Colgan's area of expertise has been in the northern Great Basin, where, along with Nevada Bureau of Mines researcher Chris Henry and USGS geologist David John, he has studied both the faulting that formed the Basin and Range Province and the massive volcanic eruptions that took place there during the past 40-20 million years. Numerous very large volcanoes, like the one under Yellowstone National Park today, erupt infrequently but on a massive scale.  Material from these eruptions sometimes flowed down ancient river channels from central Nevada all the way to the Pacific Ocean. 

In addition to providing valuable information on the history of a large portion of the western United States, Colgan's work on the tectonic and volcanic past of the Great Basin has important implications for energy and mineral development. Geothermal energy has significant potential in the West, and some of that comes from water welling up through fault zones like the ones studied by Colgan. 

Since the faulting and volcanic activity  that Colgan studies was responsible for laying out the Great Basin's mineral wealth, a greater understanding of these processes could help spur better knowledge of the location and quality of mineral formations, especially ones concealed beneath the earth's surface. 

"I'm not just interested in rocks for rocks' sake," said Colgan, "I'm far more interested in studying the landscape and why it looks like it does." 

Colgan earned his Ph.D. in Geological and Environmental Sciences from Stanford University in 2005 and a B.A. in Geology from Carlton College in 1998. 

Colgan has a long history with the USGS, starting as an Earth Science Intern with USGS from 1998-1999 before starting his Ph.D. work at Stanford.

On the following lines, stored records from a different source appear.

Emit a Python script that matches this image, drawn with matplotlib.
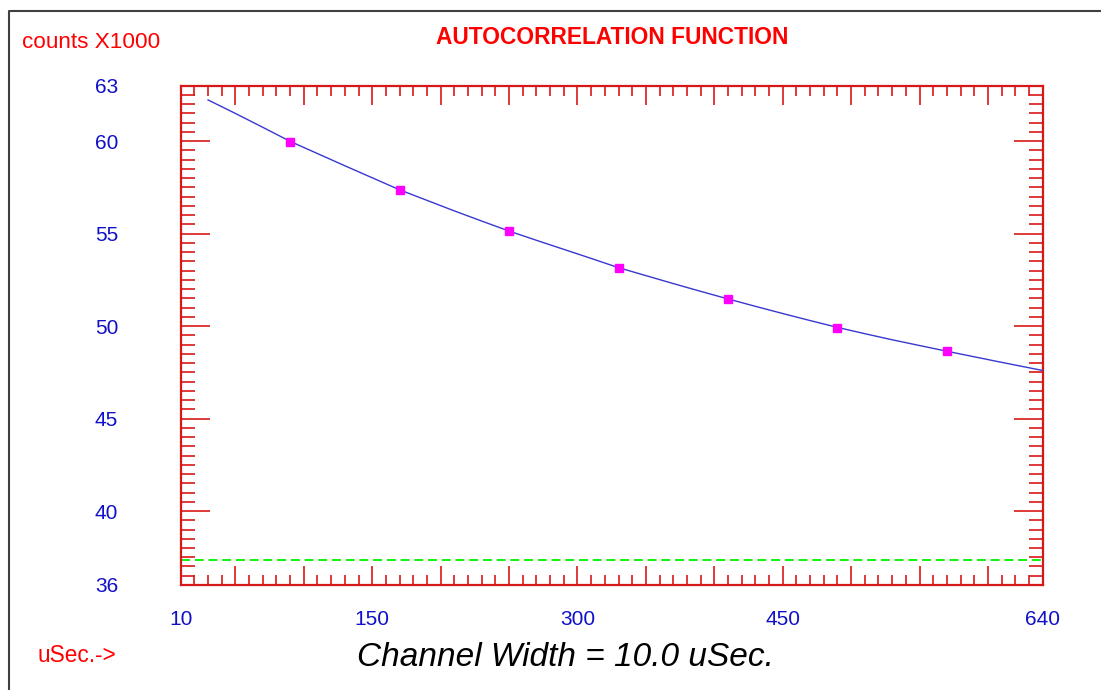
import numpy as np
import matplotlib.pyplot as plt
from matplotlib.lines import Line2D
from matplotlib.ticker import MultipleLocator

plt.rcParams['font.family'] = ['Liberation Sans', 'DejaVu Sans']

# measured points (channel, counts x1000)
pt_x = [90, 170, 250, 330, 410, 490, 570]
pt_y = [59.97, 57.36, 55.13, 53.14, 51.47, 49.92, 48.64]

# fitted curve
fit_x = [30, 50, 70, 90, 110, 130, 150, 170, 190, 210, 230, 250, 270, 290,
         310, 330, 350, 370, 390, 410, 430, 450, 470, 490, 510, 530, 550,
         570, 590, 610, 640]
fit_y = [62.23, 61.5, 60.75, 59.99, 59.33, 58.67, 58.02, 57.37, 56.8, 56.23,
         55.68, 55.14, 54.64, 54.15, 53.66, 53.16, 52.73, 52.3, 51.88, 51.47,
         51.07, 50.68, 50.3, 49.93, 49.59, 49.26, 48.95, 48.64, 48.34, 48.04,
         47.6]

baseline = 37.34

x_ticks = [10, 150, 300, 450, 640]
y_ticks = [36, 40, 45, 50, 55, 60, 63]

RED = '#d81818'
BLUE = '#1010c8'

fig = plt.figure(figsize=(11.01, 6.9), dpi=100)
ax = fig.add_axes([0.1641, 0.1522, 0.7829, 0.7236])

ax.plot(fit_x, fit_y, color='#3838d0', lw=1.0, zorder=3)
ax.plot(pt_x, pt_y, ls='none', marker='s', ms=6, color='#ff00ff', zorder=4)
ax.axhline(baseline, color='#00f000', lw=1.3, ls=(0, (5, 2.6)), zorder=2)

ax.set_xlim(10, 640)
ax.set_ylim(36, 63)

for s in ax.spines.values():
    s.set_color(RED)
    s.set_linewidth(1.6)

# major ticks every 50 / 5, minor every 10 / 0.5
xmaj = [10] + list(range(50, 601, 50)) + [640]
ax.set_xticks(xmaj)
ax.set_xticklabels([str(v) if v in x_ticks else '' for v in xmaj])
ax.xaxis.set_minor_locator(MultipleLocator(10))
ax.set_yticks(y_ticks)
ax.set_yticklabels([str(v) for v in y_ticks])
ax.yaxis.set_minor_locator(MultipleLocator(0.5))

ax.tick_params(axis='x', which='major', direction='in', length=14, width=1.2,
               color=RED, top=True, bottom=True, labelcolor=BLUE,
               labelsize=15, pad=18)
ax.tick_params(axis='x', which='minor', direction='in', length=7, width=1.2,
               color=RED, top=True, bottom=True)
ax.tick_params(axis='y', which='major', direction='in', length=21, width=1.2,
               color=RED, left=True, right=True, labelcolor=BLUE,
               labelsize=15, pad=45)
ax.tick_params(axis='y', which='minor', direction='in', length=10, width=1.2,
               color=RED, left=True, right=True)

fig.text(0.5556, 0.945, 'AUTOCORRELATION FUNCTION', color='#ff0000',
         fontsize=16.4, fontweight='bold', ha='center', va='center')
fig.text(0.020, 0.939, 'counts X1000', color='#ff0000', fontsize=16.2,
         ha='left', va='center')
fig.text(0.0345, 0.0507, 'uSec.->', color='#ff0000', fontsize=16.3,
         ha='left', va='center')
fig.text(0.514, 0.0478, 'Channel Width = 10.0 uSec.', color='black',
         fontsize=24, style='italic', ha='center', va='center')

# outer frame (left and top edges visible)
fx = 9 / 1101
fy = 1 - 11 / 690
fig.add_artist(Line2D([fx, fx, 1.0], [0.0, fy, fy], color='#404040', lw=1.5,
                      transform=fig.transFigure))

fig.savefig('out.png', dpi=100)
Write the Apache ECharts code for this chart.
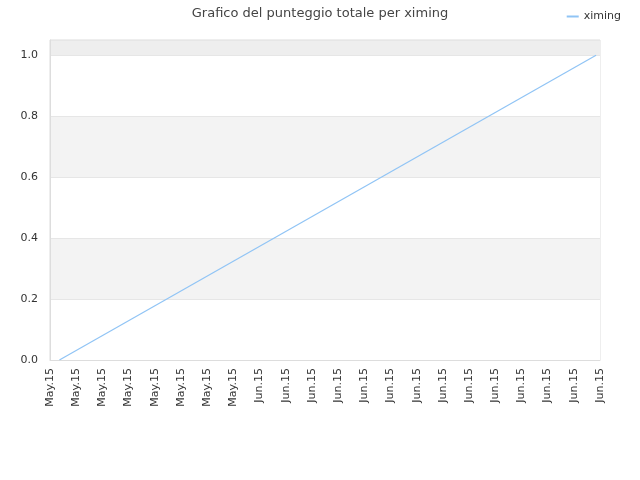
<!DOCTYPE html>
<html>
<head>
<meta charset="utf-8">
<script src="https://cdn.jsdelivr.net/npm/echarts@6/dist/echarts.min.js"></script>
<style>
  html, body { margin: 0; padding: 0; background: #fff; }
  #chart { width: 640px; height: 480px; }
</style>
</head>
<body>
<div id="chart"></div>
<script>
// etichette dell'asse x (una per tick)
var tickLabels = ['May.15','May.15','May.15','May.15','May.15','May.15','May.15','May.15',
    'Jun.15','Jun.15','Jun.15','Jun.15','Jun.15','Jun.15','Jun.15','Jun.15',
    'Jun.15','Jun.15','Jun.15','Jun.15','Jun.15','Jun.15'];
// posizione dei punti sull'asse x (in unita di tick)
var pointX = [0.36, 20.85];
// punteggio totale
var scores = [0, 1];

var chart = echarts.init(document.getElementById('chart'));

var lineData = [];
for (var i = 0; i < scores.length; i++) {
    lineData.push([pointX[i], scores[i]]);
}

var option = {
    animation: false,
    textStyle: { fontFamily: 'DejaVu Sans' },
    title: {
        text: 'Grafico del punteggio totale per ximing',
        left: 'center',
        top: 2,
        textStyle: { fontSize: 13, fontWeight: 'normal', color: '#444', fontFamily: 'DejaVu Sans' }
    },
    legend: {
        data: ['ximing'],
        right: 14,
        top: 6,
        itemWidth: 12,
        itemHeight: 2,
        icon: 'rect',
        textStyle: { fontSize: 11, color: '#333' }
    },
    grid: {
        left: 50,
        right: 40,
        top: 40,
        bottom: 120,
        containLabel: false,
        show: true,
        borderColor: '#ddd',
        borderWidth: 1
    },
    xAxis: {
        type: 'value',
        min: 0,
        max: tickLabels.length - 1,
        interval: 1,
        axisLine: { show: true, lineStyle: { color: '#ddd' } },
        axisTick: { show: false },
        splitLine: { show: false },
        axisLabel: {
            rotate: 90,
            fontSize: 11,
            color: '#333',
            margin: 8,
            formatter: function (v) { return tickLabels[Math.round(v)] || ''; }
        }
    },
    yAxis: {
        type: 'value',
        min: 0,
        max: 1.05,
        interval: 0.2,
        axisLine: { show: true, lineStyle: { color: '#ddd' } },
        axisTick: { show: false },
        axisLabel: {
            fontSize: 11,
            color: '#333',
            margin: 12,
            showMaxLabel: false,
            formatter: function (v) { return v.toFixed(1); }
        },
        splitLine: { show: true, lineStyle: { color: '#e6e6e6' } },
        splitArea: {
            show: true,
            areaStyle: { color: ['#ffffff', '#f3f3f3', '#ffffff', '#f3f3f3', '#ffffff', '#eeeeee'] }
        }
    },
    series: [{
        name: 'ximing',
        type: 'line',
        data: lineData,
        symbol: 'none',
        lineStyle: { color: '#90c4f5', width: 1.2 },
        itemStyle: { color: '#90c4f5' }
    }]
};

chart.setOption(option);
</script>
</body>
</html>
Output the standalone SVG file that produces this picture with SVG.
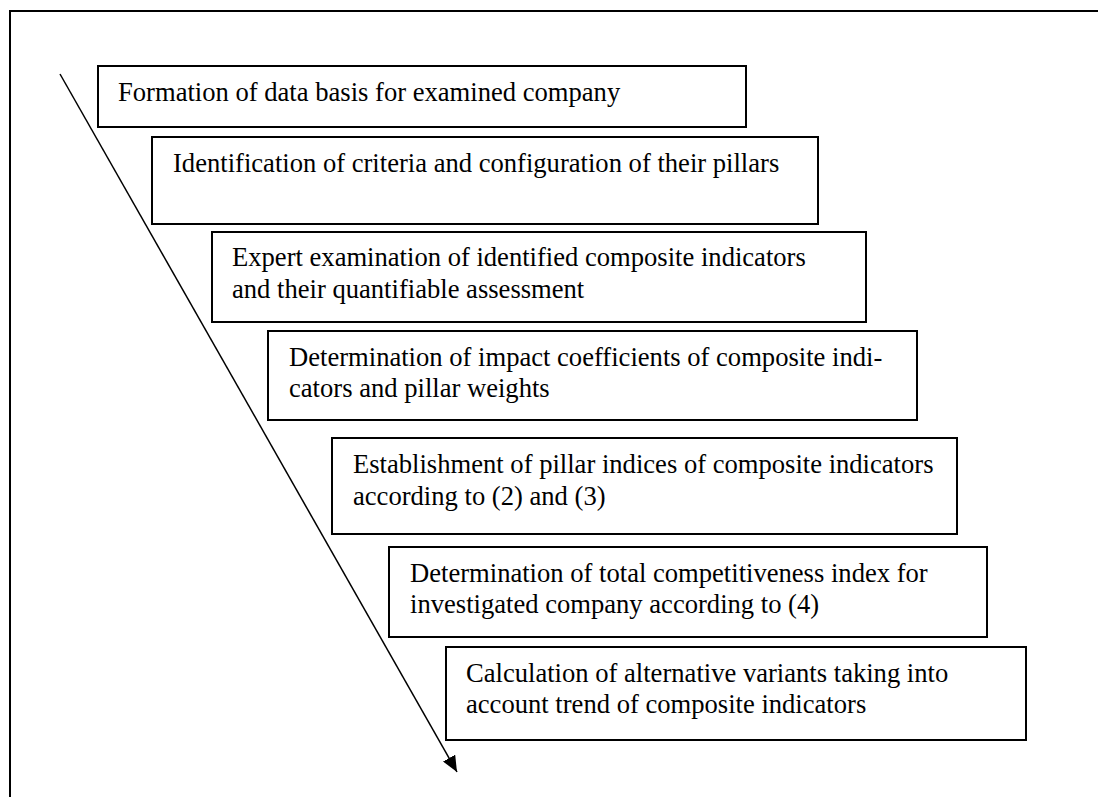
<svg xmlns="http://www.w3.org/2000/svg" width="1098" height="797" viewBox="0 0 1098 797">
<style>
.box{fill:#fff;stroke:#000;stroke-width:2}
.t{font-family:"Liberation Serif","Times New Roman",serif;font-size:26.6px;fill:#000}
</style>
<defs>
<marker id="ah" markerWidth="16" markerHeight="14" refX="16" refY="7" orient="auto" markerUnits="userSpaceOnUse">
<path d="M0,0 L16,7 L0,14 Z" fill="#000"/>
</marker>
</defs>
<rect width="1098" height="797" fill="#fff"/>
<path d="M10,797 L10,11 L1098,11" fill="none" stroke="#000" stroke-width="2"/>
<g id="n1"><rect class="box" x="98" y="66" width="648" height="61"/><text class="t" x="118" y="101">Formation of data basis for examined company</text></g>
<g id="n2"><rect class="box" x="152" y="137" width="666" height="87"/><text class="t" x="173" y="172">Identification of criteria and configuration of their pillars</text></g>
<g id="n3"><rect class="box" x="212" y="232" width="654" height="90"/><text class="t" x="232" y="266">Expert examination of identified composite indicators</text><text class="t" x="232" y="298">and their quantifiable assessment</text></g>
<g id="n4"><rect class="box" x="268" y="331" width="649" height="89"/><text class="t" x="289" y="366">Determination of impact coefficients of composite indi-</text><text class="t" x="289" y="397">cators and pillar weights</text></g>
<g id="n5"><rect class="box" x="332" y="438" width="625" height="96"/><text class="t" x="353" y="473">Establishment of pillar indices of composite indicators</text><text class="t" x="353" y="505">according to (2) and (3)</text></g>
<g id="n6"><rect class="box" x="389" y="547" width="598" height="90"/><text class="t" x="410" y="582">Determination of total competitiveness index for</text><text class="t" x="410" y="613">investigated company according to (4)</text></g>
<g id="n7"><rect class="box" x="446" y="647" width="580" height="93"/><text class="t" x="466" y="682">Calculation of alternative variants taking into</text><text class="t" x="466" y="713">account trend of composite indicators</text></g>
<g id="connectors"><line x1="60" y1="74" x2="457" y2="772" stroke="#000" stroke-width="1.5" marker-end="url(#ah)"/></g>
</svg>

He returned to USGS as a Mendenhall Postdoctoral Research Fellow with the USGS Mineral Resources Program from 2006-2008 before becoming a USGS research geologist in 2008. 

Colgan’s official citation from the Award reads: 

Department of Interior/US Geological Survey
Joseph P. Colgan
U.S. Geological Survey

For fundamental research toward the understanding of the tectonic origin and magmatic evolution of the Basin and Range Province integrating regional structural analysis, high-precision geochronometry, and geologic mapping in novel ways that can lead to the identification of mineral and energy resources. 

The Presidential Early Career Awards for Scientists and Engineers was established by President Clinton in 1996, and are coordinated by the Office of Science and Technology Policy within the Executive Office of the President. Awardees are selected for their pursuit of innovative research at the frontiers of science and technology and their commitment to community service as demonstrated through scientific leadership, public education, or community outreach.